— Start of EXTRACTED RECORDS —
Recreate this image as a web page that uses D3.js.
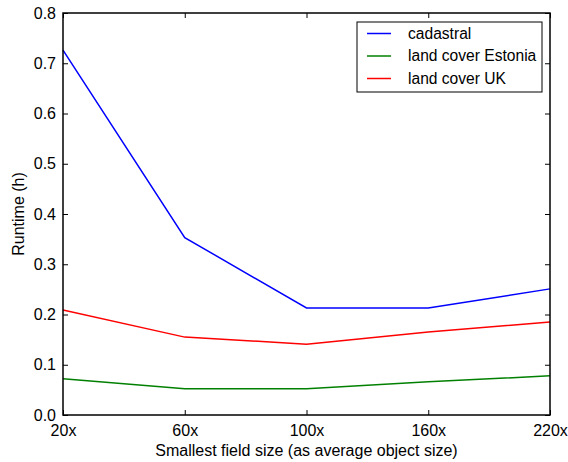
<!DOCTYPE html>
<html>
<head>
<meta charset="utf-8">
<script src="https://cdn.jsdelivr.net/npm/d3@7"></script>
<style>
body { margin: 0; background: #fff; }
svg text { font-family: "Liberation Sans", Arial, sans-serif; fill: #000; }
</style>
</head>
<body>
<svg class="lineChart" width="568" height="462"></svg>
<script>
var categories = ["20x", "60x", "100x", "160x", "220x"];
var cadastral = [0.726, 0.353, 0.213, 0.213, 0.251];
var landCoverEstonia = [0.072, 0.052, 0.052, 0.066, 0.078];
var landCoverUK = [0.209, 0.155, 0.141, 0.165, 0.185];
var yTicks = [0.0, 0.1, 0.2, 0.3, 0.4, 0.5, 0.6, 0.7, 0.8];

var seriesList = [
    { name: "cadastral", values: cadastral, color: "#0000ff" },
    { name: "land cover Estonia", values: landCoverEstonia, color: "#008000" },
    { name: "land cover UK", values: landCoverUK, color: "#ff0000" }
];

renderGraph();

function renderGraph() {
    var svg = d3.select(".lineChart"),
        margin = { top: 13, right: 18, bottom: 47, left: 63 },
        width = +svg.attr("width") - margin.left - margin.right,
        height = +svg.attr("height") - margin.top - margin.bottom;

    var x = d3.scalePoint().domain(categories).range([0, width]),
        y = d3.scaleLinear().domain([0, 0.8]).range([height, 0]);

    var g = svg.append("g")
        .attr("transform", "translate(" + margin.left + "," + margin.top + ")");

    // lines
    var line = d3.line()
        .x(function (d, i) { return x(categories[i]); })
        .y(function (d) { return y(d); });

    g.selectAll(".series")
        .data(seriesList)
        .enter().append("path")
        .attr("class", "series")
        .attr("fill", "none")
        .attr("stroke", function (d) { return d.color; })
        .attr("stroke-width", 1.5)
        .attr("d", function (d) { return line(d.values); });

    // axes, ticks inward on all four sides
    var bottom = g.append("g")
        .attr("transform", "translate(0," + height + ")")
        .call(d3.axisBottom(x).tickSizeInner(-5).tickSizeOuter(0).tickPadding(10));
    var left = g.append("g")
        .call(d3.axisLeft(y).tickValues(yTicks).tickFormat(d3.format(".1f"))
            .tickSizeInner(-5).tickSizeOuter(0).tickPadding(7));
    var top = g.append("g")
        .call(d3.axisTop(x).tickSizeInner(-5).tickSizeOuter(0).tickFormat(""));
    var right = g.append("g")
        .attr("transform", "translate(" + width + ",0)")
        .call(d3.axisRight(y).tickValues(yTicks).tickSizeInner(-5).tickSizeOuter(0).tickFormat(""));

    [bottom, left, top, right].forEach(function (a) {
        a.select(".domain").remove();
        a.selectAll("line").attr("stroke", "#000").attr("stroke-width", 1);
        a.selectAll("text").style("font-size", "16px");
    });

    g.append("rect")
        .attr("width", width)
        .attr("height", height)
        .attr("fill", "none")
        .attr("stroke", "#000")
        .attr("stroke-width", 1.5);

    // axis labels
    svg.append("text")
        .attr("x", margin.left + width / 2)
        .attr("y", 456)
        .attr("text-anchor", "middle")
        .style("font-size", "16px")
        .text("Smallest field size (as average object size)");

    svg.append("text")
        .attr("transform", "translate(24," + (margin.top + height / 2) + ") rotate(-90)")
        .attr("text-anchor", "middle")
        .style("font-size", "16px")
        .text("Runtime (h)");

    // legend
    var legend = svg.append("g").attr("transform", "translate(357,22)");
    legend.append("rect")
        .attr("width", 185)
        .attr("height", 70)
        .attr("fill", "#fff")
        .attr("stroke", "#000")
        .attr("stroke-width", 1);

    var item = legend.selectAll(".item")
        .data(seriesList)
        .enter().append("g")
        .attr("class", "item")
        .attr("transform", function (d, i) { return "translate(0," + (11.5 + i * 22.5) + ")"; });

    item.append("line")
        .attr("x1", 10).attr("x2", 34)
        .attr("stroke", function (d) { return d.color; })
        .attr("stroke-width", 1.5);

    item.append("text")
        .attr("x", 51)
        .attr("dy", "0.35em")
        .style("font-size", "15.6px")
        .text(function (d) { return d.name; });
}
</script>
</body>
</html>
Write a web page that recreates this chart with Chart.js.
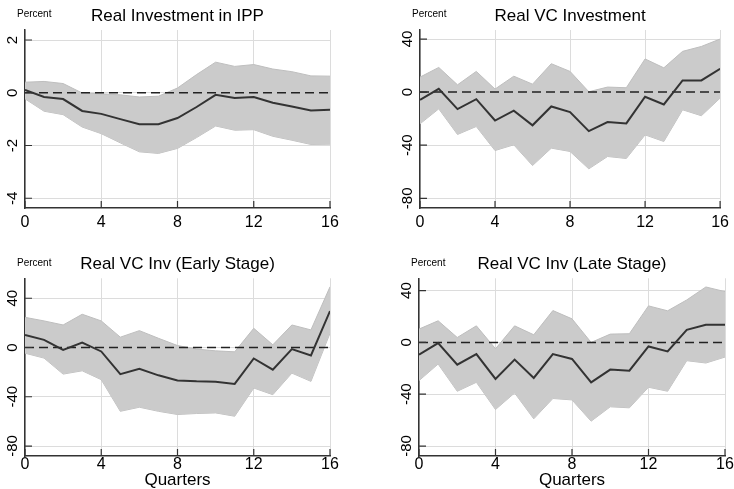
— End of EXTRACTED RECORDS —
**TO BE DONE**. Look through the listing above. Pick out each line with "that" and copy it.

**EXERCISE RESPONSE**.
Recreate this image as a web page that uses D3.js.
Write a web page that recreates this chart with Chart.js.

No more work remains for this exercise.